# Steam Cleaner



## Elektrostuhl (11. April 2017)

Die Suchfunktion hat leider nichts gebracht. Es geht um ein Tool, dass nicht mehr benötigte Dateien entfernt, die Steam gerne bei der Installation/Deinstallation hinterlässt. Ich habe damit immerhin 1,3 GB auf der Platte freigeschaufelt. Hauptsächlich tausende von DirectX und Runtime Installationsdateien die nicht benötigt, aber lizenztechnisch immer mitinstalliert werden. Vielleicht interessiert es hier jemand. Ich kann es nur empfehlen. 

Hier geht es zum Steam Cleaner. (kein Download-Link)

Edit: Falls das hier das falsche Sub ist, kann es gerne verschoben werden. Und natürlich der Hinweis, dass es auf eigene Gefahr genutzt wird. Ich habe bei allen bisherigen Spielen die installiert sind, keine Probleme bisher.


----------



## GTAEXTREMFAN (11. April 2017)

Im Prinzip ganz interessant. Aber bei heutigen HDD/SSD Kapazitäten sollte eine Einsparung von +/- 1 GB eher keine Auswirkung haben. 
Oder anders gefragt: Gibt es noch weitere Vorteile des Steam Cleaners ?


----------



## Elektrostuhl (11. April 2017)

Nein, schafft nur freien Platz auf der Platte. Bei mir waren es 1,3 GB. Bei einem Freund 18 GB.  Es wird dir auch vorher angezeigt, wie viel die Bereinigung bringt und was genau entfernt wird (inklusive Dateipfad). Falls du trotzdem reinschauen möchtest.


----------



## GTAEXTREMFAN (12. April 2017)

Elektrostuhl schrieb:


> Nein, schafft nur freien Platz auf der Platte. Bei mir waren es 1,3 GB. Bei einem Freund 18 GB.  Es wird dir auch vorher angezeigt, wie viel die Bereinigung bringt und was genau entfernt wird (inklusive Dateipfad). Falls du trotzdem reinschauen möchtest.

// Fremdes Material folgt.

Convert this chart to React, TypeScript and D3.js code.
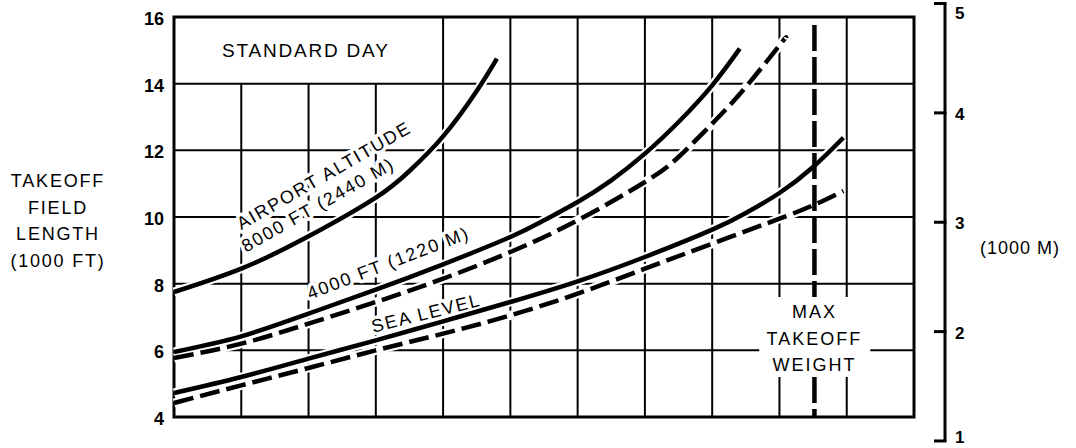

Okay, 18 GB klingen- wenn auch im Einzelfall - sehr viel verlockender 

Ich werde es am WE mal mit meinem alten Laptop probieren, und eine Rückmeldung geben. Wenn es keine Probleme gibt, probiere ich es dann evtl. am Desktop.


----------



## Elektrostuhl (13. April 2017)

Ich teste so etwas grundsätzlich auch erst auf einem anderen Rechner. Es kann nämlich schon so kommen, dass anschließend ein Spiel nicht mehr richtig funktioniert und neu installiert werden muss. Bei den heutigen Downloadgrößen ist das dann schon etwas ärgerlich. Vor allem für Gamer mit wenig Bandbreite. Es bleibt also natürlich ein Risiko. Ob man das eingehen möchte oder nicht, hängt vom Mehrwert ab, wie viel Platz die Anwendung frei gibt. Unter 1 GB hätte ich es persönlich nicht gestartet. Bei 18 GB sieht das schon anders aus. Insgesamt fand ich es doch ganz interessant zu sehen, wie viel Datenmüll Steam im Laufe der Zeit ansammelt. Wer seinen PC gerade frisch aufgesetzt hat,  wird mit dem Steam Cleaner auch wenig anfangen können.


----------